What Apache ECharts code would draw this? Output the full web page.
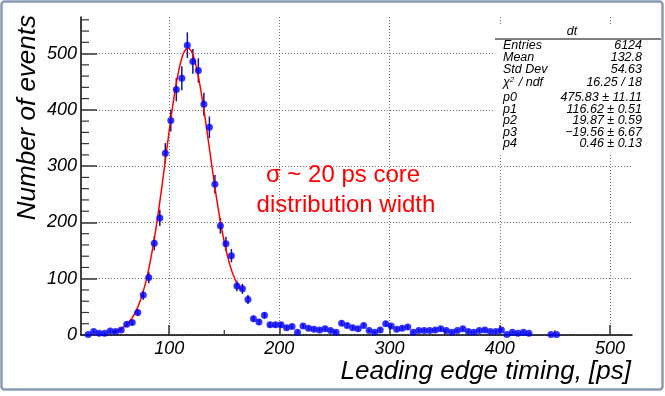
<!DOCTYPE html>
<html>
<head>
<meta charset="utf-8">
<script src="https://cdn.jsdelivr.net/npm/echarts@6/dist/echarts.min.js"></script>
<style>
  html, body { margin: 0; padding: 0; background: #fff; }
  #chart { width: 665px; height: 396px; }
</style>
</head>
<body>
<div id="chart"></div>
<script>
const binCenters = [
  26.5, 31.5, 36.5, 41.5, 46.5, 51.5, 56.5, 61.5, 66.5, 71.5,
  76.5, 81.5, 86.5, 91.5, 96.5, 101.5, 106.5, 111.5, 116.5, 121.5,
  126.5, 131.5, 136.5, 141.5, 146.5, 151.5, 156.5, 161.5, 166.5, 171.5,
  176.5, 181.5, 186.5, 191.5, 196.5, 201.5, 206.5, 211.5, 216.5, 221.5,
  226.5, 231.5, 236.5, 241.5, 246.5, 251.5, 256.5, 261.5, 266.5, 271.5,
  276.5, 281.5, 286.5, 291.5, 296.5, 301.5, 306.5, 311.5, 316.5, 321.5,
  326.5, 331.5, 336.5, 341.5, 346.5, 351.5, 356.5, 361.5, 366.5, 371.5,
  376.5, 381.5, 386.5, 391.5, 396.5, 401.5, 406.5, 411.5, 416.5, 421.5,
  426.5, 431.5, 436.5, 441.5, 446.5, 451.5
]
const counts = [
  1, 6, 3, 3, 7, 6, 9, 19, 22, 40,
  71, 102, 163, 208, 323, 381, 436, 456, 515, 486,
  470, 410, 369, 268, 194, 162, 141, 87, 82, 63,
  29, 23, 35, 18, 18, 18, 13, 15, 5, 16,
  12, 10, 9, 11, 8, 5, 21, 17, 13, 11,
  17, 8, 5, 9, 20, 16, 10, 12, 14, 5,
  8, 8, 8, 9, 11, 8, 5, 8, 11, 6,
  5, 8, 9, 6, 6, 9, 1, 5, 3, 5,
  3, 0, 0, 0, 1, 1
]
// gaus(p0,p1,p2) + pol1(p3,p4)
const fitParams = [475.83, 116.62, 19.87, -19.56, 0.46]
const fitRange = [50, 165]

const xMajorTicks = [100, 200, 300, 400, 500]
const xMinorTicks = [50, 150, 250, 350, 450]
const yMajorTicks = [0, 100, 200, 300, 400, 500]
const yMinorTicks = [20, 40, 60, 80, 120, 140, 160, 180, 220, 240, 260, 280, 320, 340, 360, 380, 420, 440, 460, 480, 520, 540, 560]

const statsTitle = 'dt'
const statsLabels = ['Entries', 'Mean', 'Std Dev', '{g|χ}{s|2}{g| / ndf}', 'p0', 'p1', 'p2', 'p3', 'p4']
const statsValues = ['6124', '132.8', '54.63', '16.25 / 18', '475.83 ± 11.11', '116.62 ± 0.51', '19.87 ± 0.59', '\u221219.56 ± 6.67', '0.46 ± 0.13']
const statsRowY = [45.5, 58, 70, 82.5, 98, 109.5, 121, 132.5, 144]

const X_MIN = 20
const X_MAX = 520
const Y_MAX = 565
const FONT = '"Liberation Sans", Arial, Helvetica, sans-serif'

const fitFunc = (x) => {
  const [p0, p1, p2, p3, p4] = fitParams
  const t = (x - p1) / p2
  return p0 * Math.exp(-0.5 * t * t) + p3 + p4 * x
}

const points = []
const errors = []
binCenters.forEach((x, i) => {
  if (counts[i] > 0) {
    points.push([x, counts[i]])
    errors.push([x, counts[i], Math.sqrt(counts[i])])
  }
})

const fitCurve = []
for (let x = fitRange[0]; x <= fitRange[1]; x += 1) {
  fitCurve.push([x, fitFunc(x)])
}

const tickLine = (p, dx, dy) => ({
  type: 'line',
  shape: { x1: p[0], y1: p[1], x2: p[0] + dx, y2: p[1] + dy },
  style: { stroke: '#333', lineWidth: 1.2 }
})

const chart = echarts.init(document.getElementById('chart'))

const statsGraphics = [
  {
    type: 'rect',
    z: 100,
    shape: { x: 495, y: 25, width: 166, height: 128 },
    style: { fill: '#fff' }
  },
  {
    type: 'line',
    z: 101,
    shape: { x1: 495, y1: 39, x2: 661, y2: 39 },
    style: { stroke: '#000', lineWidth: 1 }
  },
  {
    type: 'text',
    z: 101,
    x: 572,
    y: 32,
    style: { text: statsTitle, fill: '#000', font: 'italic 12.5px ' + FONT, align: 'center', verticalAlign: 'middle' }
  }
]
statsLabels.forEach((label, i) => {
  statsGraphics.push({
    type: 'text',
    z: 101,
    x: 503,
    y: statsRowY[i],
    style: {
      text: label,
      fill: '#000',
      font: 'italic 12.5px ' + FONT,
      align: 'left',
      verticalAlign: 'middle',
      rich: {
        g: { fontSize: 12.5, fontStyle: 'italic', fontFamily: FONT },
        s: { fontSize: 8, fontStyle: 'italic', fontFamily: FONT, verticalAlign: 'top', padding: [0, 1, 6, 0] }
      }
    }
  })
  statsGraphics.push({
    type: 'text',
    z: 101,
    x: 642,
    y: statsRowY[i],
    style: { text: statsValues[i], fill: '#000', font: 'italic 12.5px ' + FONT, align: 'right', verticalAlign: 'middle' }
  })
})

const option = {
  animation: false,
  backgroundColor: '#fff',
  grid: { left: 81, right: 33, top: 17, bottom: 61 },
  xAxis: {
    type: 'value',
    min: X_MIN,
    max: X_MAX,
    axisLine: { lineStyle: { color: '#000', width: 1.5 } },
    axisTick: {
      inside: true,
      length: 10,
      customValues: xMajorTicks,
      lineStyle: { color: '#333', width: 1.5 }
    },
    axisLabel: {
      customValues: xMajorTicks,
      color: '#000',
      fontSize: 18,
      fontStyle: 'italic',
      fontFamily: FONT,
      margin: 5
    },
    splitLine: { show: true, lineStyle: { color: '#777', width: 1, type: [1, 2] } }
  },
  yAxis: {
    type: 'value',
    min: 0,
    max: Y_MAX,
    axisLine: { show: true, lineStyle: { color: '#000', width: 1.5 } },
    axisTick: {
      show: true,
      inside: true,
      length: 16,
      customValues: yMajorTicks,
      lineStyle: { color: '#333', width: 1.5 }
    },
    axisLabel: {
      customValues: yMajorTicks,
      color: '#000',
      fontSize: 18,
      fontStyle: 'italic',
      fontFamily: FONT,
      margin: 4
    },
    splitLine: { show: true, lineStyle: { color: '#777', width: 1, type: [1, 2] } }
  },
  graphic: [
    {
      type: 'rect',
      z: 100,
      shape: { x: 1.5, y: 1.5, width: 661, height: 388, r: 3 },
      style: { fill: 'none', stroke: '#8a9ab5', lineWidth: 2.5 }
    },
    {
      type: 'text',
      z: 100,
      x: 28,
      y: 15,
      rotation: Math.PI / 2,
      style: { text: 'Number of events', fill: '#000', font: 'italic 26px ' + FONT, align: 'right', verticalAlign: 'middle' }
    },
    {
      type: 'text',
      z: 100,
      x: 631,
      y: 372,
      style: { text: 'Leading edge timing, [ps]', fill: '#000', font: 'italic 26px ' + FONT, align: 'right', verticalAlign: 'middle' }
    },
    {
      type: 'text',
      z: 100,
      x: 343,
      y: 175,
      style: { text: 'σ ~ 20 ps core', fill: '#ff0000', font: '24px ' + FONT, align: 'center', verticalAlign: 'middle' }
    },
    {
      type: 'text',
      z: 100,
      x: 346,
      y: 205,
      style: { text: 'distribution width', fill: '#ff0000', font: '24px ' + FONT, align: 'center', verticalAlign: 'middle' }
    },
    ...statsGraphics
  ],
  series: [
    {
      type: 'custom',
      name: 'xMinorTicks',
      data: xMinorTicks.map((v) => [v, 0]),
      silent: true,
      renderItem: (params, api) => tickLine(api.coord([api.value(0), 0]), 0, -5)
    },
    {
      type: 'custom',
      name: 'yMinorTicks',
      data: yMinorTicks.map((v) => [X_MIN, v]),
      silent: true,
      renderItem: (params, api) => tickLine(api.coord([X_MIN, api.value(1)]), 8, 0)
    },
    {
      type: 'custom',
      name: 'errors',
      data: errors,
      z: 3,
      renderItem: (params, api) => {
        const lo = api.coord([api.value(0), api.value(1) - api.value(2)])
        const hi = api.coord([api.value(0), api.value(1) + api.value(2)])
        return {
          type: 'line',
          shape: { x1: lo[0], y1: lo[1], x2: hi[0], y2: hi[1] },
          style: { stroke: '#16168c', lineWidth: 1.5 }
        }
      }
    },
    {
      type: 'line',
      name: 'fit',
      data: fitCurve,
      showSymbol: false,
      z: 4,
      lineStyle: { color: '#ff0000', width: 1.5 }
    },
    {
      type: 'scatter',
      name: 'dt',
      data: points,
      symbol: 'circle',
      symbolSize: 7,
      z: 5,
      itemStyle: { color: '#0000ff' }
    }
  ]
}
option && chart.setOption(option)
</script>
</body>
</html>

YOUR TASK: Exactly restate the lines from the beginning of the data through the line with "const fitRange = [50, 165]", and no others, keeping pictures out.

PROBLEM SOLUTION:
What Apache ECharts code would draw this? Output the full web page.
<!DOCTYPE html>
<html>
<head>
<meta charset="utf-8">
<script src="https://cdn.jsdelivr.net/npm/echarts@6/dist/echarts.min.js"></script>
<style>
  html, body { margin: 0; padding: 0; background: #fff; }
  #chart { width: 665px; height: 396px; }
</style>
</head>
<body>
<div id="chart"></div>
<script>
const binCenters = [
  26.5, 31.5, 36.5, 41.5, 46.5, 51.5, 56.5, 61.5, 66.5, 71.5,
  76.5, 81.5, 86.5, 91.5, 96.5, 101.5, 106.5, 111.5, 116.5, 121.5,
  126.5, 131.5, 136.5, 141.5, 146.5, 151.5, 156.5, 161.5, 166.5, 171.5,
  176.5, 181.5, 186.5, 191.5, 196.5, 201.5, 206.5, 211.5, 216.5, 221.5,
  226.5, 231.5, 236.5, 241.5, 246.5, 251.5, 256.5, 261.5, 266.5, 271.5,
  276.5, 281.5, 286.5, 291.5, 296.5, 301.5, 306.5, 311.5, 316.5, 321.5,
  326.5, 331.5, 336.5, 341.5, 346.5, 351.5, 356.5, 361.5, 366.5, 371.5,
  376.5, 381.5, 386.5, 391.5, 396.5, 401.5, 406.5, 411.5, 416.5, 421.5,
  426.5, 431.5, 436.5, 441.5, 446.5, 451.5
]
const counts = [
  1, 6, 3, 3, 7, 6, 9, 19, 22, 40,
  71, 102, 163, 208, 323, 381, 436, 456, 515, 486,
  470, 410, 369, 268, 194, 162, 141, 87, 82, 63,
  29, 23, 35, 18, 18, 18, 13, 15, 5, 16,
  12, 10, 9, 11, 8, 5, 21, 17, 13, 11,
  17, 8, 5, 9, 20, 16, 10, 12, 14, 5,
  8, 8, 8, 9, 11, 8, 5, 8, 11, 6,
  5, 8, 9, 6, 6, 9, 1, 5, 3, 5,
  3, 0, 0, 0, 1, 1
]
// gaus(p0,p1,p2) + pol1(p3,p4)
const fitParams = [475.83, 116.62, 19.87, -19.56, 0.46]
const fitRange = [50, 165]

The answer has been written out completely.